Print exactly the part opening with the line containing "Write a LaTeX" and closing with the line containing "(0,0) rectangle (1024,683);", with both of those lines included.

* BEGIN Records *

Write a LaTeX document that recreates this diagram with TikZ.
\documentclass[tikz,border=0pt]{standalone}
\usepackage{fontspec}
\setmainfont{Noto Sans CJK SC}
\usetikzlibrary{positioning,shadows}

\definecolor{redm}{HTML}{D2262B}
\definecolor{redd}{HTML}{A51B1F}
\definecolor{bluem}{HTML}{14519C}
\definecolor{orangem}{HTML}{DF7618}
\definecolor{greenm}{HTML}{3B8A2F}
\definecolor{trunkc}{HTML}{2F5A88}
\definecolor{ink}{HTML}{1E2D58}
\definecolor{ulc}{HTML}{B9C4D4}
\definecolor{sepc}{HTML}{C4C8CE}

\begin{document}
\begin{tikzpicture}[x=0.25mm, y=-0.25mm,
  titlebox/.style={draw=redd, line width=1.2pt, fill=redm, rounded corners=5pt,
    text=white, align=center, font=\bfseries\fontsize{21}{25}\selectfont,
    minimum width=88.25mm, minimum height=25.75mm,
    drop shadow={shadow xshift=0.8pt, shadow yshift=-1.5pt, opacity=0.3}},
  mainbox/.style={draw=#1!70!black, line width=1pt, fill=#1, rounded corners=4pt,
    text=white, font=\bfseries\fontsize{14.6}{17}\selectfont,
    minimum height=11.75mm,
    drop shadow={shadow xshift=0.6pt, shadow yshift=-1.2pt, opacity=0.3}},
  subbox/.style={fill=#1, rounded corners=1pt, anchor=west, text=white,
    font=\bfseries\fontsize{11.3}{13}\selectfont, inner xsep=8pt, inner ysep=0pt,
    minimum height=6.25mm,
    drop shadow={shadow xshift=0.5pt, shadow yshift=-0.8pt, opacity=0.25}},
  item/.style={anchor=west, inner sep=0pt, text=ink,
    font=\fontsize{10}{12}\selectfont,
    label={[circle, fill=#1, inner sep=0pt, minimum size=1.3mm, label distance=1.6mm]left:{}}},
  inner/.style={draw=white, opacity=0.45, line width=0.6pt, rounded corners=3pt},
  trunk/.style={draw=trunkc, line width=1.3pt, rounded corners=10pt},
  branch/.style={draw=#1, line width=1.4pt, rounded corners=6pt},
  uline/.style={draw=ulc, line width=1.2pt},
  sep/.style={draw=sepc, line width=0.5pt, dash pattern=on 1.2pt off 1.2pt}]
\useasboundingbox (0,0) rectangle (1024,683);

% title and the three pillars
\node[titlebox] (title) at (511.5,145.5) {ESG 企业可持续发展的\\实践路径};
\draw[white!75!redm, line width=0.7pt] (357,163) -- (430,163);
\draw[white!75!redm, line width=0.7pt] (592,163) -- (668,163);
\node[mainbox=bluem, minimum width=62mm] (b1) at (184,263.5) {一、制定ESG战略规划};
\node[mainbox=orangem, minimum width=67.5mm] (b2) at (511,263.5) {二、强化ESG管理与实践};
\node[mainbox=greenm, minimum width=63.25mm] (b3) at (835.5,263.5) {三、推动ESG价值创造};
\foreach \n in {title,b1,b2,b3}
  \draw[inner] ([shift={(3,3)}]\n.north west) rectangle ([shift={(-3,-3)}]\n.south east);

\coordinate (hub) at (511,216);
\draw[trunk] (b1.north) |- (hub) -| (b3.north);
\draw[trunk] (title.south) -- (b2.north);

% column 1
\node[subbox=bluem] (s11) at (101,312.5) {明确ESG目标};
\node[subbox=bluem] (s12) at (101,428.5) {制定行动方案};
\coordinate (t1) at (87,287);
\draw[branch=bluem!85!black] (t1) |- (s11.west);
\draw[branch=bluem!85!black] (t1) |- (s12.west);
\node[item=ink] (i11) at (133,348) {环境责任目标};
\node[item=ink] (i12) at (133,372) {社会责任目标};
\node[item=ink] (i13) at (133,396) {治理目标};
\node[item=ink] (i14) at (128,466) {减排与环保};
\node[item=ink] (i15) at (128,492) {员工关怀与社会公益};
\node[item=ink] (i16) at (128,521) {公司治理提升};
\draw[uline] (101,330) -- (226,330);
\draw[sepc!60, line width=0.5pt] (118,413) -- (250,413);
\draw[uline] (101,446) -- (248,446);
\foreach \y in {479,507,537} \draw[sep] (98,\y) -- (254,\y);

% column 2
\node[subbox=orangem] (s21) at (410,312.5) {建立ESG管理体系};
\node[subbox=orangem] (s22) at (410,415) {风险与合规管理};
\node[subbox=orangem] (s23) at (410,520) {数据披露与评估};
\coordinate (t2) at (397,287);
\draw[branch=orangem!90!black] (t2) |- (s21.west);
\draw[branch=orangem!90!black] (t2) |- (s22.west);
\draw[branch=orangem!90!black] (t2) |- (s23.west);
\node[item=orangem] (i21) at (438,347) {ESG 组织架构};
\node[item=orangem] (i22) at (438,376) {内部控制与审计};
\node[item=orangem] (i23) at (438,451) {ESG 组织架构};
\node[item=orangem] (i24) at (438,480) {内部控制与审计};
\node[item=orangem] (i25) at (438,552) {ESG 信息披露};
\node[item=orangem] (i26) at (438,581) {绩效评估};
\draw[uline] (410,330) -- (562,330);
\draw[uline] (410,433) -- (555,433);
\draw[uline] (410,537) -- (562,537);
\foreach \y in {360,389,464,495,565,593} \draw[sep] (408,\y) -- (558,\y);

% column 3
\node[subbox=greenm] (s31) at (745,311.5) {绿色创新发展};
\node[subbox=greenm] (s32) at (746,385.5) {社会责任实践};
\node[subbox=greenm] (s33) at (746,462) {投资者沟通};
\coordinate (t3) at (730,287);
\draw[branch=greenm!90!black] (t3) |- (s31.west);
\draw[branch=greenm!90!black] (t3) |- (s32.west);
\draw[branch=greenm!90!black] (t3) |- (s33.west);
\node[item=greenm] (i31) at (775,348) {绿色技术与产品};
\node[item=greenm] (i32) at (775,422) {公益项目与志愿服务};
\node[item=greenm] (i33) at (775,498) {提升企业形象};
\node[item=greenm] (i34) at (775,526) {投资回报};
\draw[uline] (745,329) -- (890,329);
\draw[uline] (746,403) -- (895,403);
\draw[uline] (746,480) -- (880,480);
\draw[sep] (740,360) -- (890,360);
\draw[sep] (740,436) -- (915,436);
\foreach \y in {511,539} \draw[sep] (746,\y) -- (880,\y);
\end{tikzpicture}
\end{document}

* END Records *
* BEGIN Records *

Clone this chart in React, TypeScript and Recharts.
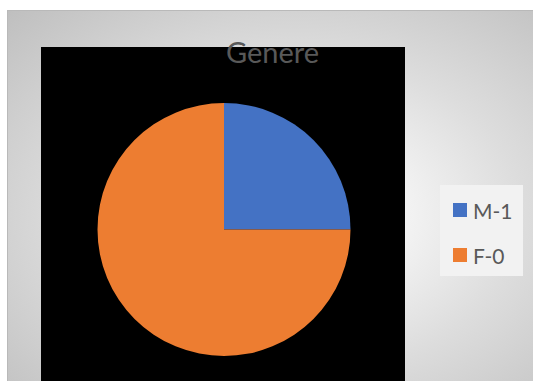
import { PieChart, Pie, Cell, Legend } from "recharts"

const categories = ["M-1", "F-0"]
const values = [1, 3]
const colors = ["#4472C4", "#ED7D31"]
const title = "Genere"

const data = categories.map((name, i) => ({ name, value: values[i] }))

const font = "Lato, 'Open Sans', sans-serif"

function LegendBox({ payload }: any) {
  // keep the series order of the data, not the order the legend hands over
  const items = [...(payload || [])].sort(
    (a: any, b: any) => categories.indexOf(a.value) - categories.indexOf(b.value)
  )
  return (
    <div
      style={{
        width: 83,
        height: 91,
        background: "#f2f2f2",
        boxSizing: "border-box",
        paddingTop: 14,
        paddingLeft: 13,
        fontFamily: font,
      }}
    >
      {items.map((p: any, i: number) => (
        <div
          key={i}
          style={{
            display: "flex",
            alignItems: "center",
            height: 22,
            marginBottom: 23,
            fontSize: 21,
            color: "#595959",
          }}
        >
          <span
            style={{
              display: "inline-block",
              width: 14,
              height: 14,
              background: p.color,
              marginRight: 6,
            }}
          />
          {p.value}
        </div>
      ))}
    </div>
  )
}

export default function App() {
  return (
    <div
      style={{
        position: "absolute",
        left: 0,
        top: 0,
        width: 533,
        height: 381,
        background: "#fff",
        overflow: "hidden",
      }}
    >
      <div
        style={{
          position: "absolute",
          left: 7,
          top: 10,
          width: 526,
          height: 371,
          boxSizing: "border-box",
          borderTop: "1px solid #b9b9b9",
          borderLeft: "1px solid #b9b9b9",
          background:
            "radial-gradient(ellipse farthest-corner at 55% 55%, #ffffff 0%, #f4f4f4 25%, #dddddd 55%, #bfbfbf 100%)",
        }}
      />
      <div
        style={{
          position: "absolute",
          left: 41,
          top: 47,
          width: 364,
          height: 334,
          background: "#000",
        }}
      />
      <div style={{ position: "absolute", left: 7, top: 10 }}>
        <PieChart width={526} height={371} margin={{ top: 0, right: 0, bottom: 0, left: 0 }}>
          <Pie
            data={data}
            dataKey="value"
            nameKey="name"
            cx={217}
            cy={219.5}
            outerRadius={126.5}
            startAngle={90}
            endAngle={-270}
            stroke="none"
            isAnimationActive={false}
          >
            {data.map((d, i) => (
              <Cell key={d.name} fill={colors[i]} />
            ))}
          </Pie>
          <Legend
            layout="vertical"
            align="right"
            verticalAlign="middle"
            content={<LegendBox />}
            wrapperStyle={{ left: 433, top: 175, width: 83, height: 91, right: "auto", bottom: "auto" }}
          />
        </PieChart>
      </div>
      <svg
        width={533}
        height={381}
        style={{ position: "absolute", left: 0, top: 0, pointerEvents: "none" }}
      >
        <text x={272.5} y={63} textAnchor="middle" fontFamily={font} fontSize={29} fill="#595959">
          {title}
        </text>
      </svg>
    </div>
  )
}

* END Records *
* BEGIN Records *

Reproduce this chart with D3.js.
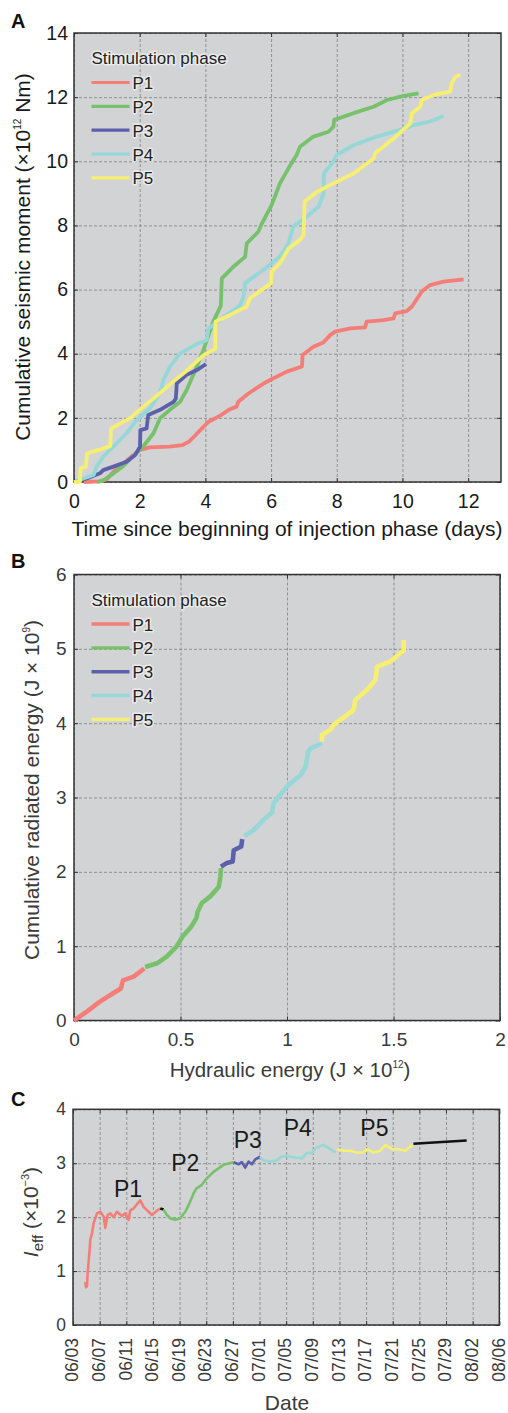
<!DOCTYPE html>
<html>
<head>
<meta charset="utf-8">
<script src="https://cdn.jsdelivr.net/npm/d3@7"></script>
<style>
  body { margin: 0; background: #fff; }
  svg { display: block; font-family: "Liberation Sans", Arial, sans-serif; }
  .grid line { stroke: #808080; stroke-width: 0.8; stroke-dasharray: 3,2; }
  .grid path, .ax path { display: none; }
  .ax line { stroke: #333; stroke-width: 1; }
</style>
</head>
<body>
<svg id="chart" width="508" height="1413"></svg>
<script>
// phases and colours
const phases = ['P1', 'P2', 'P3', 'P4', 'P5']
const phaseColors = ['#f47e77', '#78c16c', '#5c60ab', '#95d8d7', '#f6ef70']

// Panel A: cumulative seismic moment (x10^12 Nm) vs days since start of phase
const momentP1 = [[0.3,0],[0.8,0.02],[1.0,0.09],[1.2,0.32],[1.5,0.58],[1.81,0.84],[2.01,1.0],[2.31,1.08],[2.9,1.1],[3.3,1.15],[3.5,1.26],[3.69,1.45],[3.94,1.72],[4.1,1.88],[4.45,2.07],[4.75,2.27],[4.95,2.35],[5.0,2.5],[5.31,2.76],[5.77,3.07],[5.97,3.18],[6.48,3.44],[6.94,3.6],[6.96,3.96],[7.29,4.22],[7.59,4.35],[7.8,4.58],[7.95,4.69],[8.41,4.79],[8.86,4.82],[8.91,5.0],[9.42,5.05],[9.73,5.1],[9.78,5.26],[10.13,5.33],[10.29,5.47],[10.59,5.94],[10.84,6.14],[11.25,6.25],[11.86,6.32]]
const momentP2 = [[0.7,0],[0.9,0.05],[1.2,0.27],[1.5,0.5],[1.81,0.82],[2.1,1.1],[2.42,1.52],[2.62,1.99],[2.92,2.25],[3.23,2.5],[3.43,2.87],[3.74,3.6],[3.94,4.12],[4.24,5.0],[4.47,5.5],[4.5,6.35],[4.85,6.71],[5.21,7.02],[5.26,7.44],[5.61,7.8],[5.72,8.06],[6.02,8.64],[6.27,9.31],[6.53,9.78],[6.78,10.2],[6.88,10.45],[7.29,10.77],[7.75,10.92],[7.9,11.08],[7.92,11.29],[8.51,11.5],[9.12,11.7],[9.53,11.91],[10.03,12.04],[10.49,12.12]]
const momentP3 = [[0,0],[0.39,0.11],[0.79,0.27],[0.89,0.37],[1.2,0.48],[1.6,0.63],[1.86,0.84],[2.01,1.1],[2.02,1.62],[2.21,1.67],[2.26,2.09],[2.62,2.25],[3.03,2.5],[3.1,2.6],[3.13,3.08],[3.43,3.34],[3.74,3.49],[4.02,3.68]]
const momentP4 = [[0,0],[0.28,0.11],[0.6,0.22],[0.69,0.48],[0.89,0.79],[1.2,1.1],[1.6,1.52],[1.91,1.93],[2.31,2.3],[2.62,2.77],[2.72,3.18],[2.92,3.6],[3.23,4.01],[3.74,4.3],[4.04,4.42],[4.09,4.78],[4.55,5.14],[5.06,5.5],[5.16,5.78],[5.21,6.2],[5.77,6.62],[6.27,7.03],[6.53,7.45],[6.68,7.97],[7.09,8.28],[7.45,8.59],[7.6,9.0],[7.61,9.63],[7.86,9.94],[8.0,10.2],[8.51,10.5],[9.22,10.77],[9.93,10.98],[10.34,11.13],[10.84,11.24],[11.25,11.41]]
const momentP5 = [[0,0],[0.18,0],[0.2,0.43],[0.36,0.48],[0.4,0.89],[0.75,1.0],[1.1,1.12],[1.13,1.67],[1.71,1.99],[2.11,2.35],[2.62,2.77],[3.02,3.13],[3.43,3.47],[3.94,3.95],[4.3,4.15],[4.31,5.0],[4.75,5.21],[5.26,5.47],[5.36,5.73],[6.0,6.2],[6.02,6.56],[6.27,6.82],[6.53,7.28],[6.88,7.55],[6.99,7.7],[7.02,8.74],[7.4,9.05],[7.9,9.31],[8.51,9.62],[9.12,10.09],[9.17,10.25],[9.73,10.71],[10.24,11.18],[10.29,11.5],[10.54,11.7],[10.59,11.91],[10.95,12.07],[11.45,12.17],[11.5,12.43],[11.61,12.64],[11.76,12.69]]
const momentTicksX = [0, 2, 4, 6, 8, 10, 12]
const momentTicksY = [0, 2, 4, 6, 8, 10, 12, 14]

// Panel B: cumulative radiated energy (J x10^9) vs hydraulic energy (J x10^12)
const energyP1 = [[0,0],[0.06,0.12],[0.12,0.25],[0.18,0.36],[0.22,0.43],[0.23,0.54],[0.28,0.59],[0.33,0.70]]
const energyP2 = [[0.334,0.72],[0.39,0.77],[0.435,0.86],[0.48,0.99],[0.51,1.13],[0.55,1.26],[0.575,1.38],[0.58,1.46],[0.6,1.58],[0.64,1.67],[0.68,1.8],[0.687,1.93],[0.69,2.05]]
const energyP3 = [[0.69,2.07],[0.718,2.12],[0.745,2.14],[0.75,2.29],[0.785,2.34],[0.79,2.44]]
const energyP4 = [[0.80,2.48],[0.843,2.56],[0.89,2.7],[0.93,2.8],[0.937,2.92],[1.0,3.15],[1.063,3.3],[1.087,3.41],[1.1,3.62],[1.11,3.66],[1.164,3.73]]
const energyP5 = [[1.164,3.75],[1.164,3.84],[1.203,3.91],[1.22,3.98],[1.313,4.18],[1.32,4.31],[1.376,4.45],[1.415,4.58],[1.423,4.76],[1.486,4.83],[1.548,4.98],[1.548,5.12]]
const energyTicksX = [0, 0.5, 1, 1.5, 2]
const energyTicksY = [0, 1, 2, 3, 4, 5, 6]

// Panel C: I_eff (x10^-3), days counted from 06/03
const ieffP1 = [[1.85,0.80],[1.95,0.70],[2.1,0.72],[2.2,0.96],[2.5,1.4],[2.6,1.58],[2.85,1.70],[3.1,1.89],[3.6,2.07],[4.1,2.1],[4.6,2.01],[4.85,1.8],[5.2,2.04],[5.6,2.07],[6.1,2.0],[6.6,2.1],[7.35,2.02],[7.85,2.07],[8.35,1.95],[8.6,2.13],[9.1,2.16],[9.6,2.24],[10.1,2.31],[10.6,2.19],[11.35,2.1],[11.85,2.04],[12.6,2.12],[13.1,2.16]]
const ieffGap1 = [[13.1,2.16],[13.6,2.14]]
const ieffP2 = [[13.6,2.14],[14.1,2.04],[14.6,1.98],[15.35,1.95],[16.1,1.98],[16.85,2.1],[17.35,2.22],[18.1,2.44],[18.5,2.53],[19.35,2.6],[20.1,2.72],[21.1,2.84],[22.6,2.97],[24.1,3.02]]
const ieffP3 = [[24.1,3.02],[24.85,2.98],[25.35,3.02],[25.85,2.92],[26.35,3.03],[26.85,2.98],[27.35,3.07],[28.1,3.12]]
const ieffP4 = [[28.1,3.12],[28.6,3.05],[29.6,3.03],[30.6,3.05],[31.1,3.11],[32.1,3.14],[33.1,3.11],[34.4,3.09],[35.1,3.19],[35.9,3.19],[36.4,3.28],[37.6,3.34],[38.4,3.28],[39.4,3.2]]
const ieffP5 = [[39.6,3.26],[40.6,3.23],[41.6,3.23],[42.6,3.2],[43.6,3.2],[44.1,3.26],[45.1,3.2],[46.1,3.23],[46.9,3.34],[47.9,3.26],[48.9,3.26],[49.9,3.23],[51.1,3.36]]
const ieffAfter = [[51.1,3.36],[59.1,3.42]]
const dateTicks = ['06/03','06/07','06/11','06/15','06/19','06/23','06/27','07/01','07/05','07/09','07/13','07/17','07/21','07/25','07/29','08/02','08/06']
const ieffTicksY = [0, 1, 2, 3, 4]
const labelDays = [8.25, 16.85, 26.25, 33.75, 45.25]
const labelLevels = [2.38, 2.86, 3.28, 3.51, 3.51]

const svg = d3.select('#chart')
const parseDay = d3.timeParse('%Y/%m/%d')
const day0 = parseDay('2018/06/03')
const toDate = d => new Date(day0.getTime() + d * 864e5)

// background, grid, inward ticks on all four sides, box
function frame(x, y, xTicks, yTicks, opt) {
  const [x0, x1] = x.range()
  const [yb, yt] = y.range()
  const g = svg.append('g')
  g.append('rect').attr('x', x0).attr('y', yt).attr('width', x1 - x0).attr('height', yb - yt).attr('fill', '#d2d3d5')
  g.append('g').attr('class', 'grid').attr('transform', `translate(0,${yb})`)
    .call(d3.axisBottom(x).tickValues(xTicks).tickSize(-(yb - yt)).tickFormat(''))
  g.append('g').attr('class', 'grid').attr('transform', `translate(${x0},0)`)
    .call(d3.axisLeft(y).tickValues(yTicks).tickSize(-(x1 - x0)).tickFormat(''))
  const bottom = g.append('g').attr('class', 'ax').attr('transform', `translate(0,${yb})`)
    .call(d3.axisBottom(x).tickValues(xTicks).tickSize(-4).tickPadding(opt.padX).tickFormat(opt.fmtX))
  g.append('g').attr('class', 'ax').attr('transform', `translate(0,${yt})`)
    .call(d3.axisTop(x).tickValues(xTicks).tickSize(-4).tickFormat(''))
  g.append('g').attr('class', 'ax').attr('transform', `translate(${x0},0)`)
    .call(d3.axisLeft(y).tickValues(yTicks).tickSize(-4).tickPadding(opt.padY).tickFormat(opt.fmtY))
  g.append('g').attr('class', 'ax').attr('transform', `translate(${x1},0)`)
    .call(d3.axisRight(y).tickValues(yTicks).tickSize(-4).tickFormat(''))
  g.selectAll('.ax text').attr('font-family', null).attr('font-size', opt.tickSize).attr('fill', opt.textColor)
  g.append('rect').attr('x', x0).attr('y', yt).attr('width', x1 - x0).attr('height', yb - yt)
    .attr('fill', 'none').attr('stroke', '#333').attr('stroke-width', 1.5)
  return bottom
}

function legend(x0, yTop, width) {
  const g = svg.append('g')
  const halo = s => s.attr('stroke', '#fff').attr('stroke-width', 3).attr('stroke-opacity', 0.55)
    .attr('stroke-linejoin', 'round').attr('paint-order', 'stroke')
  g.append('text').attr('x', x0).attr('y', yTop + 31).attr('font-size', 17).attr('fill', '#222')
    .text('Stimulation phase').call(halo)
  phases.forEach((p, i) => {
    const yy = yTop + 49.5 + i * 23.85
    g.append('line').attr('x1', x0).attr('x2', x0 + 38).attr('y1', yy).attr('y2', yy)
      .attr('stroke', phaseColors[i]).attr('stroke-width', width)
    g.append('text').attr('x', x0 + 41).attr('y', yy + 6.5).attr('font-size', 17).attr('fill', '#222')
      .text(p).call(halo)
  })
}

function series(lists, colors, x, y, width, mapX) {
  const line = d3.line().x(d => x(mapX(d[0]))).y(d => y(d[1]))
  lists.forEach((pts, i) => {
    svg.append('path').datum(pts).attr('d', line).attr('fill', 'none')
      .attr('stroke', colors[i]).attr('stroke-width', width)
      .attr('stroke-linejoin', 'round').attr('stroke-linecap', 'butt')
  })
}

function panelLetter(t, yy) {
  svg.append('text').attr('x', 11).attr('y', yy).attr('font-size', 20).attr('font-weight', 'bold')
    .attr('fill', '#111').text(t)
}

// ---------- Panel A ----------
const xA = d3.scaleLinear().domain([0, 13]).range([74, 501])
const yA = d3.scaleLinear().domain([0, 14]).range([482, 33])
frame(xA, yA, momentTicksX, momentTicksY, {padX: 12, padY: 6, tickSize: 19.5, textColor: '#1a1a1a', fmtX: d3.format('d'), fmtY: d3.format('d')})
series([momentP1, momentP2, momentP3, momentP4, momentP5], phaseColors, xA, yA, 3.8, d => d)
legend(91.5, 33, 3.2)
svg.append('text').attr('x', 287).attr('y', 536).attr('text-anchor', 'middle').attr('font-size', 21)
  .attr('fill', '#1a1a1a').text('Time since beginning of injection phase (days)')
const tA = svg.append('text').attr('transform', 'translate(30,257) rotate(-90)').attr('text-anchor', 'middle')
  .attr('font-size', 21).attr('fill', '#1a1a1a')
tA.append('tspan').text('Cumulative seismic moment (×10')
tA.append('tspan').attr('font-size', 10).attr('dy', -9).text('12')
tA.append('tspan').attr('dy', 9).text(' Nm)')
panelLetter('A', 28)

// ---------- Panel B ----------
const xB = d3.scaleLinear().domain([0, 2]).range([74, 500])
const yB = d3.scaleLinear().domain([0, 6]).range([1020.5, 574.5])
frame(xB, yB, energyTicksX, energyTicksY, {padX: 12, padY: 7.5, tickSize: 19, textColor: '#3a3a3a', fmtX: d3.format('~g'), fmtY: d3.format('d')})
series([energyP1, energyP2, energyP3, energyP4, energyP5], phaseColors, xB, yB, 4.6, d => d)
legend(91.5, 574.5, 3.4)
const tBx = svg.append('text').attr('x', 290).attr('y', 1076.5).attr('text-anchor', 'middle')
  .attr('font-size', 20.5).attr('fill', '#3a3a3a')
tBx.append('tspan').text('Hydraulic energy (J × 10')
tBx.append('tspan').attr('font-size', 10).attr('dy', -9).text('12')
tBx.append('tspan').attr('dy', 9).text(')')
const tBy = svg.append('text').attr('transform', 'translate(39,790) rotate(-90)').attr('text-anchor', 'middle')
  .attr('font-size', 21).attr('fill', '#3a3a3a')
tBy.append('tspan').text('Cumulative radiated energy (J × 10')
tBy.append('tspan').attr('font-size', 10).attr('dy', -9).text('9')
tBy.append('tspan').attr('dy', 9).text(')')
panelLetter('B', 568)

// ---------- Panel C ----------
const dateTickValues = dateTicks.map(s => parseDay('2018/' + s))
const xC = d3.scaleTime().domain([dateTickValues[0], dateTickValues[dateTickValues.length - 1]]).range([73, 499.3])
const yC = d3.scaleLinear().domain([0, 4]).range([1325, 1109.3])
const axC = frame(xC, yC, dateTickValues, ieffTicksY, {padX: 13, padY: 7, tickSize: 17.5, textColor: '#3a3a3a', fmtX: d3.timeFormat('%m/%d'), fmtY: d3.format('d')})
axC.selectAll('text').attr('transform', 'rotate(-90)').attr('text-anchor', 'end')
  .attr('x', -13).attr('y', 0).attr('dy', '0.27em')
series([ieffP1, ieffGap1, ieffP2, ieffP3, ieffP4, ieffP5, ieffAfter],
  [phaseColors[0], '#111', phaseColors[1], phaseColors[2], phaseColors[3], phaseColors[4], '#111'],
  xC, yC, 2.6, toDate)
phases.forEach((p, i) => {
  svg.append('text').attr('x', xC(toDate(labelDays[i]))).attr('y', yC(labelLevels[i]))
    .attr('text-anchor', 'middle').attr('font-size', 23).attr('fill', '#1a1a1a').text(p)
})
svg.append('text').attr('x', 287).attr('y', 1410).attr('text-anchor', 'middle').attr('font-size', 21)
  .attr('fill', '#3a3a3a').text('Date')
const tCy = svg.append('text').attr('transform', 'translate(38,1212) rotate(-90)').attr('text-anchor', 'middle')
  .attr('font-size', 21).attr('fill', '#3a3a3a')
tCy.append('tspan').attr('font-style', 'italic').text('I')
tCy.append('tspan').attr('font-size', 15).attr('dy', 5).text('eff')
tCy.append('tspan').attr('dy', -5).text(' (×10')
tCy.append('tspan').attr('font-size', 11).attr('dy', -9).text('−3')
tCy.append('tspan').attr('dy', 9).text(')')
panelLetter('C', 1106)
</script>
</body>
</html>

* END Records *

# Solved problem
Write a LaTeX document that recreates this diagram with TikZ.
\documentclass[tikz,border=0pt]{standalone}
\usepackage{fontspec}
\setmainfont{Noto Sans CJK SC}
\usetikzlibrary{positioning,shadows}

\definecolor{redm}{HTML}{D2262B}
\definecolor{redd}{HTML}{A51B1F}
\definecolor{bluem}{HTML}{14519C}
\definecolor{orangem}{HTML}{DF7618}
\definecolor{greenm}{HTML}{3B8A2F}
\definecolor{trunkc}{HTML}{2F5A88}
\definecolor{ink}{HTML}{1E2D58}
\definecolor{ulc}{HTML}{B9C4D4}
\definecolor{sepc}{HTML}{C4C8CE}

\begin{document}
\begin{tikzpicture}[x=0.25mm, y=-0.25mm,
  titlebox/.style={draw=redd, line width=1.2pt, fill=redm, rounded corners=5pt,
    text=white, align=center, font=\bfseries\fontsize{21}{25}\selectfont,
    minimum width=88.25mm, minimum height=25.75mm,
    drop shadow={shadow xshift=0.8pt, shadow yshift=-1.5pt, opacity=0.3}},
  mainbox/.style={draw=#1!70!black, line width=1pt, fill=#1, rounded corners=4pt,
    text=white, font=\bfseries\fontsize{14.6}{17}\selectfont,
    minimum height=11.75mm,
    drop shadow={shadow xshift=0.6pt, shadow yshift=-1.2pt, opacity=0.3}},
  subbox/.style={fill=#1, rounded corners=1pt, anchor=west, text=white,
    font=\bfseries\fontsize{11.3}{13}\selectfont, inner xsep=8pt, inner ysep=0pt,
    minimum height=6.25mm,
    drop shadow={shadow xshift=0.5pt, shadow yshift=-0.8pt, opacity=0.25}},
  item/.style={anchor=west, inner sep=0pt, text=ink,
    font=\fontsize{10}{12}\selectfont,
    label={[circle, fill=#1, inner sep=0pt, minimum size=1.3mm, label distance=1.6mm]left:{}}},
  inner/.style={draw=white, opacity=0.45, line width=0.6pt, rounded corners=3pt},
  trunk/.style={draw=trunkc, line width=1.3pt, rounded corners=10pt},
  branch/.style={draw=#1, line width=1.4pt, rounded corners=6pt},
  uline/.style={draw=ulc, line width=1.2pt},
  sep/.style={draw=sepc, line width=0.5pt, dash pattern=on 1.2pt off 1.2pt}]
\useasboundingbox (0,0) rectangle (1024,683);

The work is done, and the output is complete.